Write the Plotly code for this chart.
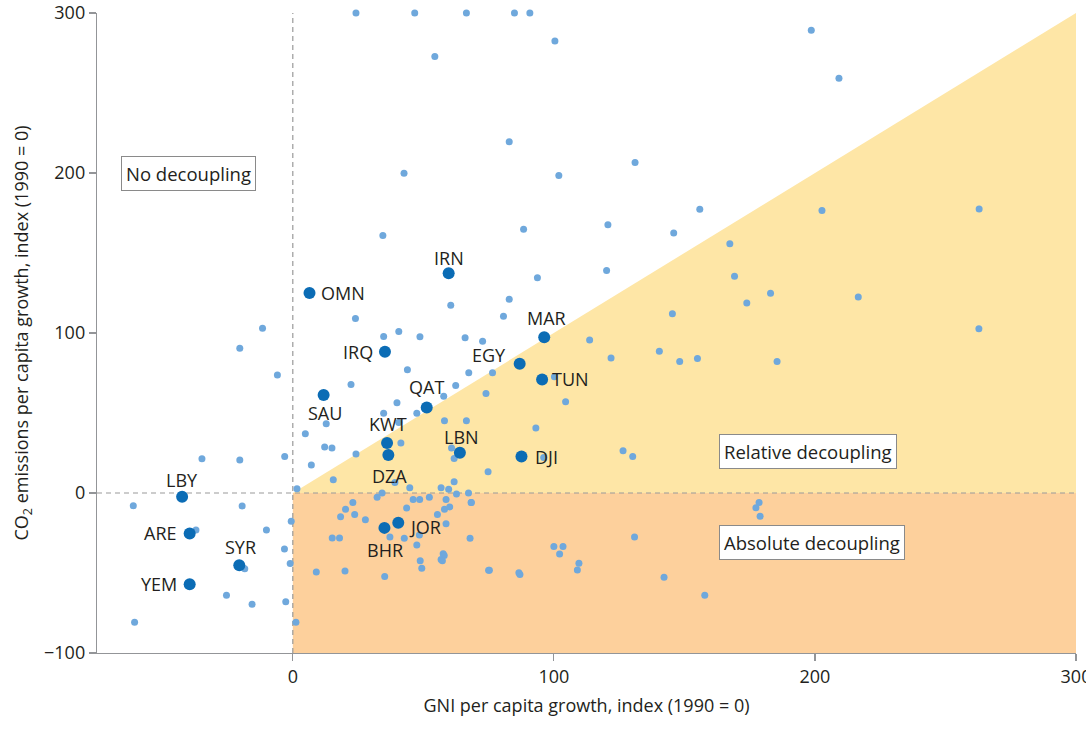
import plotly.graph_objects as go

# ---- data ----
small_x = [24.2, 46.7, 66.5, 84.9, 90.8, 100.4, 54.4, 82.9, 42.6, 101.9, 88.4,
           198.6, 209.2, 131.1, 155.9, 202.7, 262.9, 120.7, 145.9,
           167.4, 120.2, 169.2, 183.0, 173.9, 216.6, 145.4, 262.8,
           121.9, 140.4, 148.2, 155.0, 185.5, 126.5, 130.2,
           178.6, 177.4, 179.0,
           67.3, 68.3, 67.9, 75.3, 86.6, 87.0, 100.0, 103.5, 102.2, 109.6, 109.0, 130.9, 142.2, 157.8,
           -61.1, -19.4, -37.1, -10.1, -0.6, -3.2, -1.0, -18.4, -25.4, -15.6, -2.7, -60.6, 1.2, 1.6,
           -11.6, -20.3, -5.9, -34.8, -20.3, -3.1,
           34.5, 93.7, 82.9, 60.5, 80.7, 24.0, 40.6, 34.8, 48.7, 66.0, 72.7, 113.7,
           43.9, 67.4, 76.5, 22.3, 62.4, 74.0, 57.8, 104.5, 39.9, 47.5, 34.8, 100.2,
           4.8, 12.8, 40.6, 58.1, 66.5, 93.1, 12.2, 15.0, 41.4, 24.2, 60.8, 61.8, 96.1, 7.1, 15.5,
           39.1, 74.8, 44.8, 56.8, 59.7, 61.8, 62.7,
           34.2, 32.3, 23.0, 46.1, 48.6, 52.3, 58.7, 68.4, 20.2, 43.6, 58.1, 18.3, 23.7, 60.1, 55.4,
           27.8, 58.7,
           15.1, 17.9, 37.2, 42.7, 48.5, 47.5, 57.6, 58.0, 56.8, 57.3, 48.8, 49.4, 9.0, 20.0, 35.2, 75.0]
small_y = [300, 300, 300, 300, 300, 282.5, 272.8, 219.5, 199.9, 198.5, 164.8,
           289.2, 259.2, 206.6, 177.3, 176.6, 177.5, 167.7, 162.5,
           155.8, 139.0, 135.4, 124.8, 118.8, 122.5, 112.1, 102.7,
           84.4, 88.6, 82.2, 84.0, 82.2, 26.4, 22.8,
           -5.9, -9.2, -14.5,
           0.0, -5.9, -28.3, -48.3, -49.9, -51.0, -33.5, -33.5, -38.1, -43.9, -48.1, -27.5, -52.7, -63.9,
           -7.9, -8.1, -23.1, -23.1, -17.7, -35.0, -44.1, -47.3, -63.9, -69.5, -67.9, -80.8, -80.8, 2.7,
           103.0, 90.5, 73.8, 21.4, 20.6, 22.8,
           161.0, 134.6, 121.1, 117.3, 110.5, 109.0, 100.9, 97.8, 97.6, 97.1, 94.9, 95.7,
           77.0, 75.1, 75.1, 67.8, 67.2, 62.2, 60.5, 57.0, 56.4, 49.9, 49.9, 72.6,
           37.0, 43.3, 44.1, 45.1, 45.1, 40.6, 28.7, 28.1, 31.2, 24.3, 28.1, 21.6, 22.2, 17.5, 8.3,
           6.6, 13.3, 3.3, 3.3, 2.3, 7.0, -0.6,
           0.0, -2.7, -5.9, -4.0, -4.0, -2.7, -4.0, -5.9, -10.2, -9.4, -10.2, -14.8, -13.4, -8.7, -13.4,
           -16.7, -19.2,
           -28.1, -28.1, -27.5, -28.3, -26.2, -32.5, -37.9, -39.1, -41.6, -42.4, -42.4, -47.0, -49.3, -48.7, -52.2, -48.3]

countries = ["IRN", "OMN", "IRQ", "MAR", "EGY", "TUN", "SAU", "QAT", "KWT", "DZA",
             "LBN", "DJI", "LBY", "ARE", "SYR", "YEM", "JOR", "BHR"]
country_x = [59.7, 6.4, 35.3, 96.3, 86.9, 95.5, 11.8, 51.3, 36.1, 36.6,
             64.0, 87.6, -42.4, -39.5, -20.5, -39.5, 40.4, 35.1]
country_y = [137.3, 125.0, 88.3, 97.4, 80.8, 71.0, 61.2, 53.4, 31.3, 23.7,
             25.2, 22.8, -2.3, -25.3, -45.2, -57.1, -18.6, -21.8]

x_ticks = [0, 100, 200, 300]
y_ticks = [-100, 0, 100, 200, 300]
y_tick_text = ["\u2212100", "0", "100", "200", "300"]
x_range = [-75, 300]
y_range = [-100, 300]

zone_labels = ["No decoupling", "Relative decoupling", "Absolute decoupling"]
zone_x = [-40, 197.5, 199]
zone_y = [200, 26, -31]

# ---- style ----
FONT = "Open Sans"
TXT = "#231f20"
GRAY = "#939598"
SMALL_C = "#6fa8dc"
BIG_C = "#0b6cb5"
ORANGE = "#fdd09c"
YELLOW = "#fee6a6"

# label placement: (xanchor, xshift, yshift)
label_pos = {
    "IRN": ("center", 0, 15), "OMN": ("left", 9, 0), "IRQ": ("right", -10, 0),
    "MAR": ("center", 2, 19), "EGY": ("right", -12, 9), "TUN": ("left", 8, 0),
    "SAU": ("center", 1, -18), "QAT": ("center", 0, 21), "KWT": ("center", 1, 19),
    "DZA": ("center", 1, -21), "LBN": ("center", 2, 16), "DJI": ("left", 12, 0),
    "LBY": ("center", 0, 17), "ARE": ("right", -11, 0), "SYR": ("center", 1, 18),
    "YEM": ("right", -11, 0), "JOR": ("left", 9, -4), "BHR": ("center", 1, -22),
}

fig = go.Figure()

fig.add_trace(go.Scatter(x=small_x, y=small_y, mode="markers",
                         marker=dict(size=7, color=SMALL_C, line=dict(width=0)),
                         cliponaxis=False, hoverinfo="skip", showlegend=False))
fig.add_trace(go.Scatter(x=country_x, y=country_y, mode="markers",
                         marker=dict(size=12, color=BIG_C, line=dict(width=0)),
                         text=countries, cliponaxis=False, showlegend=False))

shapes = [
    dict(type="rect", xref="x", yref="y", x0=0, x1=x_range[1], y0=y_range[0], y1=0,
         fillcolor=ORANGE, line=dict(width=0), layer="below"),
    dict(type="path", xref="x", yref="y",
         path=f"M 0 0 L {x_range[1]} {y_range[1]} L {x_range[1]} 0 Z",
         fillcolor=YELLOW, line=dict(width=0), layer="below"),
    dict(type="line", xref="x", yref="y", x0=0, x1=0, y0=y_range[0], y1=y_range[1],
         line=dict(color="#9a9a9a", width=1.2, dash="5px,4px"), layer="below"),
    dict(type="line", xref="x", yref="y", x0=x_range[0], x1=x_range[1], y0=0, y1=0,
         line=dict(color="#9a9a9a", width=1.2, dash="5px,4px"), layer="below"),
]

annotations = []
for c, x, y in zip(countries, country_x, country_y):
    xa, xs, ys = label_pos[c]
    annotations.append(dict(x=x, y=y, xref="x", yref="y", text=c, showarrow=False,
                            xanchor=xa, yanchor="middle", xshift=xs, yshift=ys,
                            font=dict(family=FONT, size=18, color=TXT)))
for t, x, y in zip(zone_labels, zone_x, zone_y):
    annotations.append(dict(x=x, y=y, xref="x", yref="y", text=t, showarrow=False,
                            bgcolor="white", bordercolor="#8a8a8a", borderwidth=1,
                            borderpad=4,
                            font=dict(family=FONT, size=18.5, color=TXT)))

fig.update_layout(
    width=1086, height=735,
    margin=dict(l=97, r=10, t=13, b=82),
    plot_bgcolor="white", paper_bgcolor="white",
    font=dict(family=FONT, size=18, color=TXT),
    shapes=shapes, annotations=annotations,
    xaxis=dict(range=x_range, tickvals=x_ticks, showgrid=False, zeroline=False,
               automargin=False, ticklabeloverflow="allow",
               showline=True, linecolor=GRAY, linewidth=1.2,
               ticks="outside", ticklen=7, tickcolor=GRAY, tickwidth=1.2,
               tickfont=dict(family=FONT, size=18, color=TXT),
               title=dict(text="GNI per capita growth, index (1990 = 0)",
                          font=dict(family=FONT, size=18, color=TXT), standoff=12)),
    yaxis=dict(range=y_range, tickvals=y_ticks, ticktext=y_tick_text,
               showgrid=False, zeroline=False, automargin=False,
               ticklabeloverflow="allow",
               showline=True, linecolor=GRAY, linewidth=1.2,
               ticks="outside", ticklen=7, tickcolor=GRAY, tickwidth=1.2,
               tickfont=dict(family=FONT, size=18, color=TXT),
               title=dict(text="CO<sub>2</sub> emissions per capita growth, index (1990 = 0)",
                          font=dict(family=FONT, size=18, color=TXT), standoff=10)),
)

# remove the browser's default 8px page margin so the figure fills the window
fig.write_html("out.html",
               config={"displayModeBar": False, "staticPlot": True},
               post_script="document.body.style.margin='0px';document.body.style.overflow='hidden';")
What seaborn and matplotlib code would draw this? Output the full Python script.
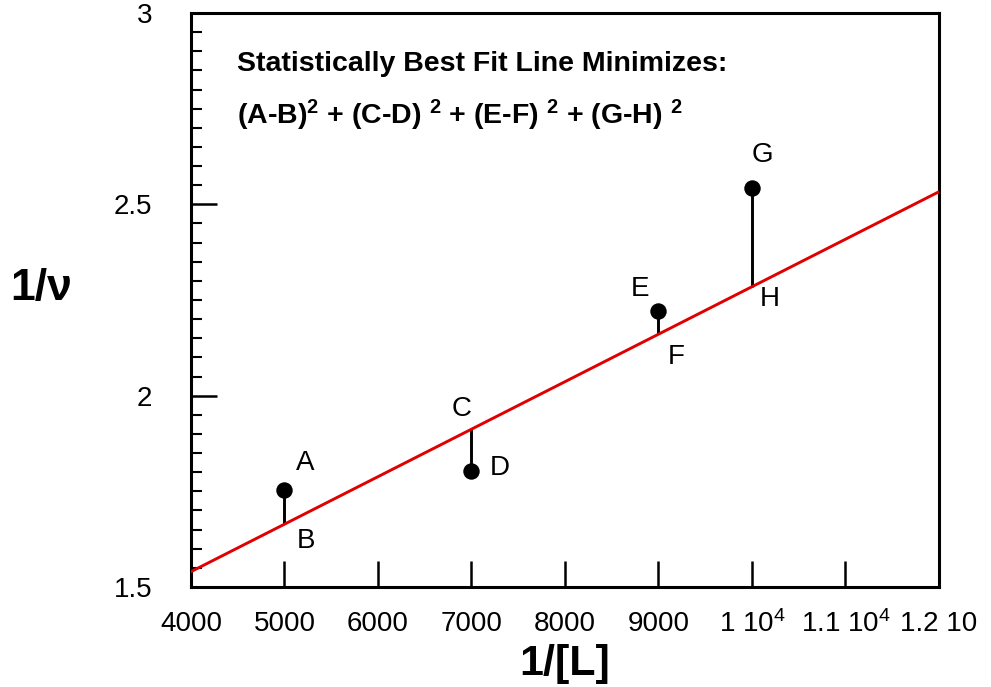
import matplotlib
matplotlib.use("Agg")
import matplotlib.pyplot as plt
import seaborn as sns
import pandas as pd
from matplotlib.ticker import MultipleLocator, FixedLocator

# measured points (A, D, E, G) and the fit line values under them (B, C, F, H)
pt_x = [5000, 7000, 9000, 10000]
pt_y = [1.753, 1.803, 2.221, 2.543]
pt_names = ["A", "D", "E", "G"]
line_names = ["B", "C", "F", "H"]

# fit line (end points at the axis limits)
fit_x = [4000, 12000]
fit_y = [1.540, 2.533]

x_ticks = [4000, 5000, 6000, 7000, 8000, 9000, 10000, 11000, 12000]
x_ticklabels = ["4000", "5000", "6000", "7000", "8000", "9000",
                r"1 10$^4$", r"1.1 10$^4$", "1.2 10"]
y_ticks = [1.5, 2.0, 2.5, 3.0]
y_ticklabels = ["1.5", "2", "2.5", "3"]

sns.set_theme(style="ticks")
plt.rcParams["font.family"] = ["Liberation Sans", "DejaVu Sans"]
plt.rcParams["mathtext.fontset"] = "custom"
plt.rcParams["mathtext.rm"] = "Liberation Sans"
plt.rcParams["mathtext.it"] = "Liberation Sans:italic"
plt.rcParams["mathtext.bf"] = "Liberation Sans:bold"
for k in ["text.color", "axes.labelcolor", "xtick.color", "ytick.color"]:
    plt.rcParams[k] = "black"

fig = plt.figure(figsize=(9.91, 6.87), dpi=100)
ax = fig.add_axes([0.1927, 0.1456, 0.7548, 0.8354])

slope = (fit_y[1] - fit_y[0]) / (fit_x[1] - fit_x[0])
on_line = [fit_y[0] + slope * (x - fit_x[0]) for x in pt_x]

df_pts = pd.DataFrame({"x": pt_x, "y": pt_y})
df_fit = pd.DataFrame({"x": fit_x, "y": fit_y})

# residual stems
ax.vlines(pt_x, on_line, pt_y, color="black", lw=2.1, zorder=2)
sns.lineplot(data=df_fit, x="x", y="y", color="#e00000", lw=2.1, ax=ax, zorder=3)
sns.scatterplot(data=df_pts, x="x", y="y", color="black", s=140,
                edgecolor="black", linewidth=0, ax=ax, zorder=4)

# letter labels (offsets in pixels)
pt_off = {"A": (21, 27), "D": (28, 3), "E": (-18, 22), "G": (10, 33)}
line_off = {"B": (22, -17), "C": (-10, 20), "F": (18, -23), "H": (18, -12)}
for x, y, n in zip(pt_x, pt_y, pt_names):
    ax.annotate(n, (x, y), xytext=pt_off[n], textcoords="offset pixels",
                ha="center", va="center", fontsize=20)
for x, y, n in zip(pt_x, on_line, line_names):
    ax.annotate(n, (x, y), xytext=line_off[n], textcoords="offset pixels",
                ha="center", va="center", fontsize=20)

ax.text(0.062, 0.912, "Statistically Best Fit Line Minimizes:", transform=ax.transAxes,
        fontsize=20.5, fontweight="bold", ha="left", va="center")
ax.text(0.062, 0.822,
        r"(A-B)$^\mathbf{2}$ + (C-D) $^\mathbf{2}$ + (E-F) $^\mathbf{2}$ + (G-H) $^\mathbf{2}$",
        transform=ax.transAxes, fontsize=20.5, fontweight="bold", ha="left", va="center")

ax.set_xlim(4000, 12000)
ax.set_ylim(1.5, 3.0)
ax.xaxis.set_major_locator(FixedLocator(x_ticks))
ax.set_xticklabels(x_ticklabels)
ax.yaxis.set_major_locator(FixedLocator(y_ticks))
ax.set_yticklabels(y_ticklabels)
ax.yaxis.set_minor_locator(MultipleLocator(0.05))

ax.tick_params(axis="both", which="major", direction="in", length=19, width=1.8,
               labelsize=20, colors="black")
ax.tick_params(axis="x", which="major", pad=17)
ax.tick_params(axis="y", which="major", pad=28)
ax.tick_params(axis="y", which="minor", direction="in", length=8, width=1.5)
ax.tick_params(axis="x", which="minor", bottom=False)

for s in ax.spines.values():
    s.set_visible(True)
    s.set_linewidth(2.2)
    s.set_color("black")

ax.set_xlabel("1/[L]", fontsize=31, fontweight="bold", va="center")
ax.set_ylabel("1/ν", fontsize=32, fontweight="bold", rotation=0, va="center", ha="center")
ax.yaxis.set_label_coords(-0.2, 0.52)
ax.xaxis.set_label_coords(0.5, -0.135)

fig.savefig("out.png", dpi=100)
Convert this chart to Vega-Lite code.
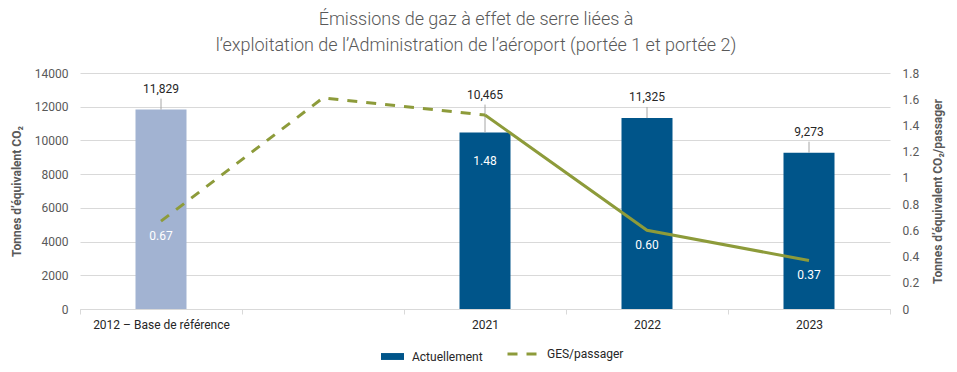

#### [What is required]
Would you reproduce the lines above, from the very first through the line containing "import plotly.graph_objects as go", exactly and without the pictures?

#### [Exercise result]
Write the Plotly code for this chart.
import plotly.graph_objects as go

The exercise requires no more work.